Ce processus était bien entamé pendant le mandat de Barack Obama, qui a approuvé et étendu les diverses opérations des agences de renseignement à l’étranger et aux États-Unis. Le successeur promu par Obama, Hillary Clinton, s’est présentée ouvertement comme la candidate préférée du Pentagone et de la CIA, vantant sa dureté en tant que futur commandant en chef et s’engageant à intensifier le face-à-face avec la Russie, en Syrie et en Ukraine.
La CIA a mené la campagne anti-Russie contre Trump en grande partie à cause du ressentiment occasionné par le dérangement de ses opérations en Syrie, et elle a utilisé avec succès la campagne pour forcer un changement dans la politique de l’administration Trump sur ce point. Un chœur de partisans des médias – Nicholas Kristof et Roger Cohen du New York Times, l’ensemble du comité de rédaction du Washington Post, et la plupart des chaînes de télévision – participent à la campagne visant à polluer l’opinion publique et mobiliser un soutien au motif de la défense des « droits de l’Homme » pour une expansion de la guerre américaine en Syrie.
La campagne électorale de 2018 marque une nouvelle étape : pour la première fois, les agents des services de renseignements et de l’armée se préparent en grand nombre pour prendre le contrôle d’un parti politique et jouer un rôle majeur au Congrès. Les douzaines de vétérans de la CIA et de l’armée qui courent dans les primaires du Parti démocrate sont des « anciens » agents de l’appareil de renseignement et de l’armée. Ce statut de « retraité » est cependant de pure forme. Rejoindre la CIA ou les forces spéciales des Army Rangers ou les Navy SEALs, c’est comme rejoindre la Mafia : personne ne s’en va jamais ; ils passent juste à de nouvelles affectations.
L’opération de la CIA en 2018 est différente de ses activités à l’étranger à un égard majeur : elle n’est pas secrète.

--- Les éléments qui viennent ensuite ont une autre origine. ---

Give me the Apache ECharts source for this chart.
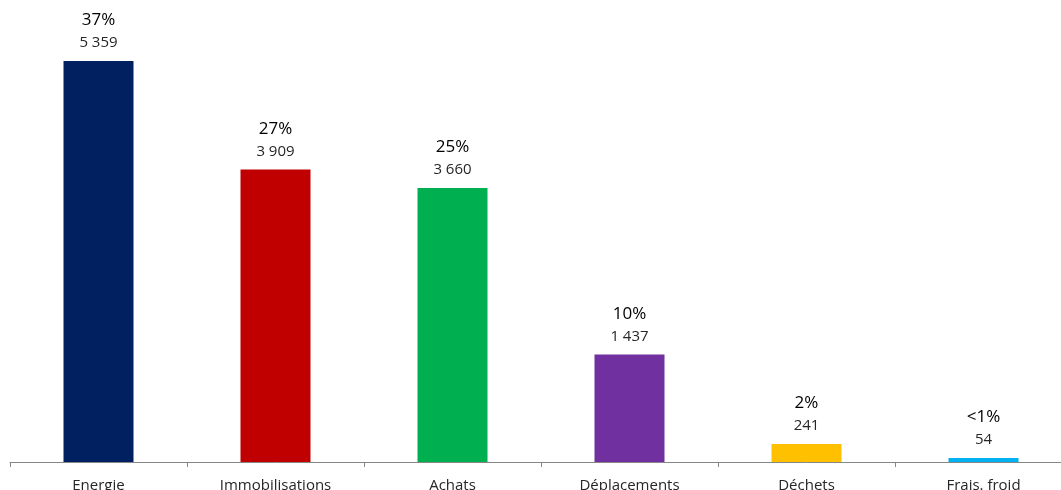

Au contraire, les agents des services de renseignements et de l’armée se présentant dans les primaires démocrates se vantent de leur carrière d’espions et de guerriers des opérations spéciales. Ceux qui ont connu le combat sur le terrain posent invariablement pour des photos en treillis dans le désert ou d’autres uniformes sur leurs sites Web. Et ils sont accueillis et reçoivent des positions privilégiées par les responsables du Parti démocrate qui dégagent le terrain pour faciliter leurs candidatures.
La classe ouvrière est face à une situation politique extraordinaire. D’une part, le gouvernement républicain de Trump a plus de généraux aux postes clés que tout autre gouvernement précédent. D’autre part, le Parti démocrate a ouvert ses portes à une « OPA amicale » des agences de renseignement.
L’incroyable pouvoir des agences de renseignement et de l’armée sur l’ensemble du gouvernement est une expression de l’effondrement de la démocratie américaine. La cause centrale de cette rupture est l’extrême concentration de la richesse entre les mains d’une minuscule élite, dont les intérêts sont protégés par l’appareil d’État et ses « corps armés ». Face à une classe ouvrière en colère et hostile, la classe dirigeante a de plus en plus recours à des formes de pouvoirs autoritaires.
De millions de travailleurs veulent combattre le gouvernement Trump et ses politiques d’extrême droite. Mais il est impossible de mener ce combat par l’intermédiaire de « l’axe du mal » qui relie le Parti démocrate, la majeure partie des médias du grand patronat et la CIA. L’afflux de candidats des services de renseignement met à mal le mythe de longue date, véhiculé par les syndicats et les groupes de pseudo-gauches, que les démocrates représenteraient un « moindre mal ». Au contraire, les travailleurs doivent faire face au fait qu’au sein du système bipartite contrôlé par le grand patronat, ils ont affaire à deux maux tout aussi réactionnaire l’un que l’autre.